Disabled Community Celebrates Resilience Through Performance

Matías Berretta, Staff Writer

Healing from violence inflicted by systems of oppression is a major challenge faced by marginalized communities. On Tuesday, College seniors Rachel Parnell and Sylvie Rosenkalt created a space at the Cat in the Cream where such healing and restoration processes could begin and continue as part of the Healing Justice Lending Library Art Show and Fundraiser. Parnell carefully curated a playlist of videos of performances by disabled artists for the event, and Vines created by Rosenkalt were showcased on tables set up at the venue’s entrance. A group of eager students rearranged the space to make it more accessible for disabled people. Without a ramp for wheelchair users, organizers turned the stage into an elevated seating area, which freed up the floor for wheelchair accessibility.

Over the past two years, Rosenkalt has been working to increase access to resources for the College’s disabled community. She has found guidance in the philosophies of disability justice, which centers disability rights in an intersectional framework of social justice movements and healing justice, which revolves around understanding generational trauma — the idea that the effects of distress can influence future generations. With Parnell’s help, Rosenkalt’s most ambitious project yet, the Healing Justice Lending Library, will become a reality by the end of April. The library will be housed in the Peer Resource Center in Wilder 304 and will allow people to check out a variety of healing tools — from mobility devices to sensory tools like weighted blankets to heating pads and trauma kits — without having to worry about insurance or payment. The HJLL will also serve as a space to increase awareness of and about disability.

Disability justice and healing justice are both emerging movements. The founders of the disability justice movement were a group of disabled and chronically ill people who had participated in social justice movements that didn’t address disability, but did not feel at home in the disability rights movement due to racism, queerphobia and roots in capitalism. Their movement centers people at the intersections of multiple forms of oppression. Healing Justice takes the principles of disability justice and extends them to confront generational trauma.

The show at the fundraiser consisted of various performances by disabled artists, many of which were on YouTube and screened using a projector, with student performances toward the end. Rosenkalt explained that while people don’t often get together to watch YouTube videos, gathering to watch disabled artists can be a powerful experience.

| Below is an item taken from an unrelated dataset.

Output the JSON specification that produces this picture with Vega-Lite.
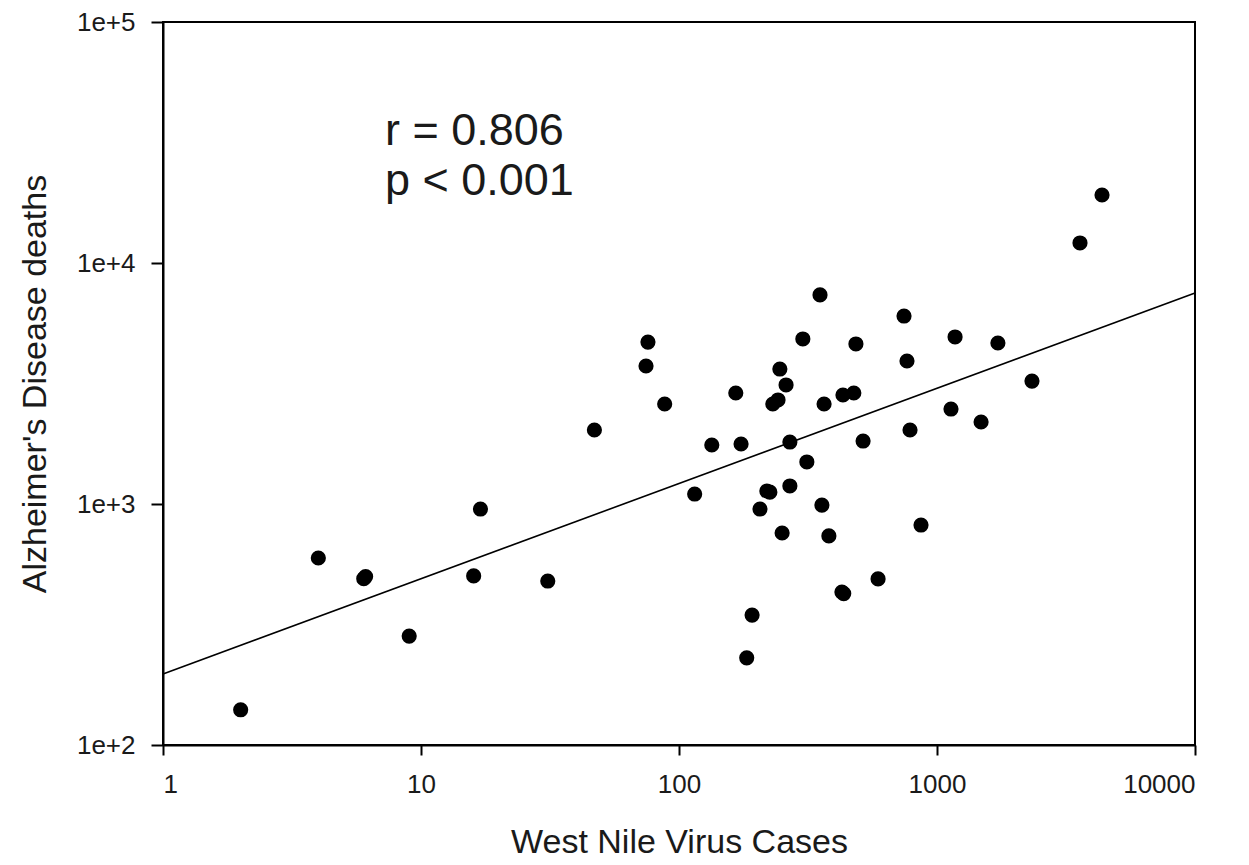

Rosenkalt and Parnell prefaced the show by explaining that the purpose of the event was threefold: to get the word out about the Healing Justice Lending Library, to raise money for the library and to celebrate two years of hard work and resilience.

One YouTube video was Leah Lakshmi Piepzna-Samarasinha’s “Cripstory,” a galvanizing narrative poem about disability and resilience. “We don’t know what just keeping breathing as disabled folks will help us give birth to … all our sweet drooling broken beautiful ugly danger / a cosmos of crip story,” the poem reads. Two performances by Sins Invalid, a queer disabled performance art group, followed. In one video, a mummified dancer performed on a stage while acting as a canvas for beautiful neon projections. In another, an acrobat in a wheelchair suspended in midair by a tightrope made emphatic and explosive gestures which echoed the Haka, a traditional Maori war dance.

The student performances, however, were the highlights of the event. Rosenkalt read one of her favorite poems, “Patience” by Aurora Levins Morales. In a heartfelt performance, Rosenkalt made the poem her own. Emotion shone through the cracks in her voice, “Why do they call us ‘the patient’ / We are not patient. We endure.” Next came Review Production Editor Auden Granger, who performed a poem of their own titled “Letter to My Past Self,” a rhythmically conscious and emotionally dynamic piece. Tracing the ups and downs of life as they recited, Granger expounded powerful meditations on the messy and ungovernable nature of life. “Life isn’t a novel with introduction-rising-action-climax-falling-action-conclusion / it’s a mess of dips and dives and hills, some of them you can’t even see until you’ve passed them and some of them I can’t catch even now, and trying to characterize all of that as improving / or / declining / is a mistake you’re gonna make over and over again until finally it hits you in the face that things can be getting better / and also getting worse / all at the same time,” they read. Then came a black-and-white video recording of a spoken word poem by three members of OSLAM — College junior Nina Sahar, College sophomore Deborah Johnson and College junior Misaël Syldor — confronting cultural appropriation and intergenerational trauma and violence. Despite the gritty video, their performance was, as usual, spectacular.

As the night drew to a close, Rosenkalt and Parnell thanked everyone for coming and asked attendees to visit HJLL’s official Facebook page where they will soon be uploading resources for those wanting to educate themselves further. Amidst all the thoughts and feelings swirling about the room, it was evident that Rosenkalt and Parnell’s efforts were appreciated and a much-needed addition to the Oberlin community.